Je pourrais écrire longuement sur la suite de sa carrière, sur ses livres, ses nombreuses implications, ses prestigieux prix de reconnaissance et son grand rayonnement, ici comme ailleurs dans le monde. Pour n’en nommer que quelques-uns:  l’ouvrage récent Les sphaignes de l’Est du Canada, le projet d’une vie, le prix Synergie en 2004 et la bourse de 25 000$ qui lui a permis de mettre en place la numérisation des spécimens et étiquettes pour les mousses de sphaigne de l’Herbier Louis-Marie.

Line Rochefort
Passionnée par l’étude des tourbières, Line à la Baie-James, 2015

Autre implication notable: elle est actuellement correspondante nationale pour le Canada au sein du Groupe d'évaluation scientifique et technique de la Convention de Ramsar, pour la protection des milieux humides. De plus, tout récemment, Line vient d’accepter un mandat de deux ans pour le Programme Global Peatlands Initiative (GPI) des Nations unies pour l’environnement (UNEP) afin d’établir un portrait de l’état de santé des tourbières à l’échelle mondiale. Une résidence de coordination et de travail est prévue au Kenya.
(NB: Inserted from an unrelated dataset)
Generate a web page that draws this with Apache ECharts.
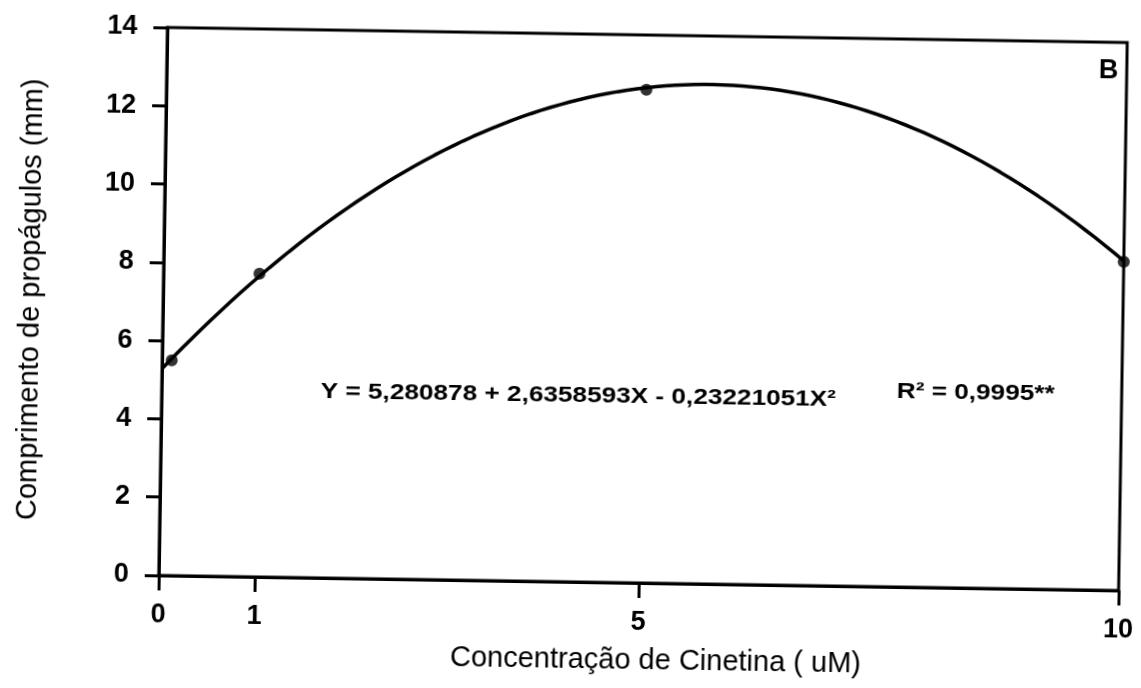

Femme engagée, Line a été juge de ski acrobatique, présidente du club de ski acrobatique de Stoneham et présidente de Skibec acrobatique pendant des années. La philanthropie pour elle, c’est un mode de vie. L’été, pour relaxer, elle pratique le kayak, le vélo de route et de montagne, et la natation. Une vie bien remplie et très active, celle de l’illustre professeure-chercheure Line Rochefort!

Merci, Line, de cette rencontre captivante et de ta grande générosité de cœur!